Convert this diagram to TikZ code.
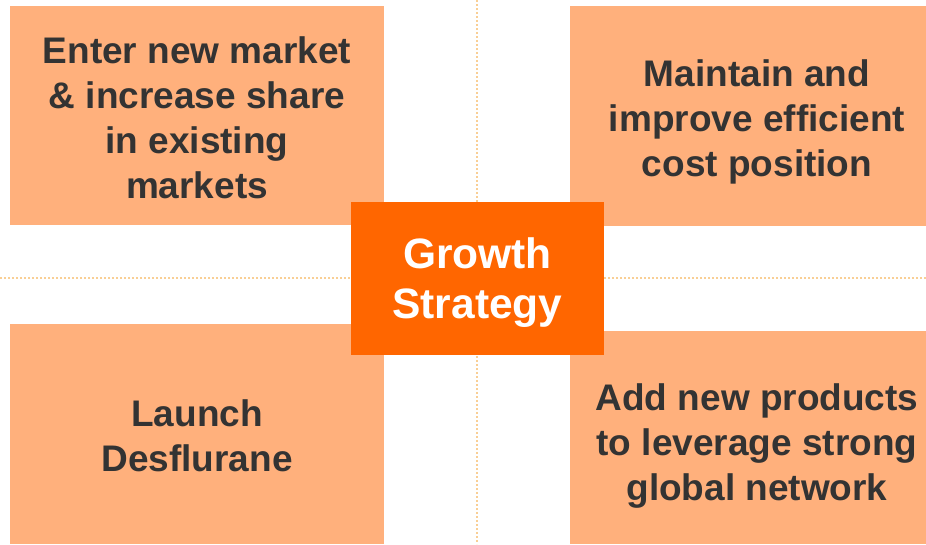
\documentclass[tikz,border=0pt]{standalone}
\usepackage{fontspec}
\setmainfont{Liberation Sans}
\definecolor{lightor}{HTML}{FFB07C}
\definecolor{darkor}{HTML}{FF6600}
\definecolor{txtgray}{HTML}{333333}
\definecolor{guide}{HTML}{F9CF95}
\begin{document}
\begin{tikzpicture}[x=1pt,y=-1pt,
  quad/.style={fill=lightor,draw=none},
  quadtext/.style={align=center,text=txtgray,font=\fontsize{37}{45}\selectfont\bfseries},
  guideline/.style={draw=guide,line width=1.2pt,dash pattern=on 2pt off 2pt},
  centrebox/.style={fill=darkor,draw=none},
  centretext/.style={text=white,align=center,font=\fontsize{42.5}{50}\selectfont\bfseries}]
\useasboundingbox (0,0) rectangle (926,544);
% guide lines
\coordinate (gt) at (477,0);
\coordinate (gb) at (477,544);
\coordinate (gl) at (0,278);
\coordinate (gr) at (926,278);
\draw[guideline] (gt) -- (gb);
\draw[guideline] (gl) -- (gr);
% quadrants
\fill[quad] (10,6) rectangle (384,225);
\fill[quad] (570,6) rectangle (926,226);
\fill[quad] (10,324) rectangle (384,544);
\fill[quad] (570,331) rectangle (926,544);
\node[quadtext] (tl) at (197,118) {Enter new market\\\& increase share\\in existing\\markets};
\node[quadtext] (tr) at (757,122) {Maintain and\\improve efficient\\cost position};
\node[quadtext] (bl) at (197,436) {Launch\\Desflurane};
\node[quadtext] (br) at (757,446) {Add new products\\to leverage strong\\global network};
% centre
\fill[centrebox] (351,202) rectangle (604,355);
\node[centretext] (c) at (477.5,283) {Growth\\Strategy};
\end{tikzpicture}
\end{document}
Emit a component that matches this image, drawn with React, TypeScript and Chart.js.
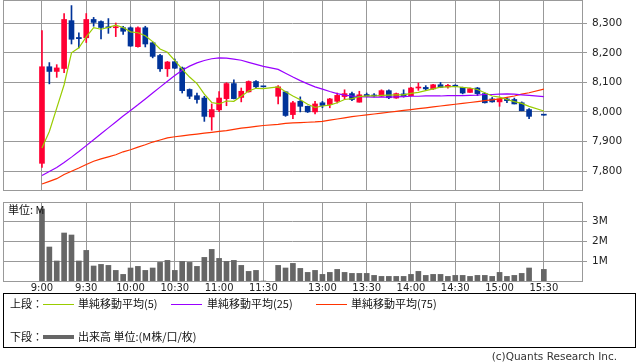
|---|
PROBLEM REQUIREMENTS:
Print out every entry above without changing a word, and leave out the pictures.

EXERCISE ANSWER:
Convert this diagram to TikZ code.
\documentclass[tikz,border=0pt]{standalone}
\usepackage{fontspec}
\setmainfont{Liberation Sans}
\definecolor{lightor}{HTML}{FFB07C}
\definecolor{darkor}{HTML}{FF6600}
\definecolor{txtgray}{HTML}{333333}
\definecolor{guide}{HTML}{F9CF95}
\begin{document}
\begin{tikzpicture}[x=1pt,y=-1pt,
  quad/.style={fill=lightor,draw=none},
  quadtext/.style={align=center,text=txtgray,font=\fontsize{37}{45}\selectfont\bfseries},
  guideline/.style={draw=guide,line width=1.2pt,dash pattern=on 2pt off 2pt},
  centrebox/.style={fill=darkor,draw=none},
  centretext/.style={text=white,align=center,font=\fontsize{42.5}{50}\selectfont\bfseries}]
\useasboundingbox (0,0) rectangle (926,544);
% guide lines
\coordinate (gt) at (477,0);
\coordinate (gb) at (477,544);
\coordinate (gl) at (0,278);
\coordinate (gr) at (926,278);
\draw[guideline] (gt) -- (gb);
\draw[guideline] (gl) -- (gr);
% quadrants
\fill[quad] (10,6) rectangle (384,225);
\fill[quad] (570,6) rectangle (926,226);
\fill[quad] (10,324) rectangle (384,544);
\fill[quad] (570,331) rectangle (926,544);
\node[quadtext] (tl) at (197,118) {Enter new market\\\& increase share\\in existing\\markets};
\node[quadtext] (tr) at (757,122) {Maintain and\\improve efficient\\cost position};
\node[quadtext] (bl) at (197,436) {Launch\\Desflurane};
\node[quadtext] (br) at (757,446) {Add new products\\to leverage strong\\global network};
% centre
\fill[centrebox] (351,202) rectangle (604,355);
\node[centretext] (c) at (477.5,283) {Growth\\Strategy};
\end{tikzpicture}
\end{document}
Emit a component that matches this image, drawn with React, TypeScript and Chart.js.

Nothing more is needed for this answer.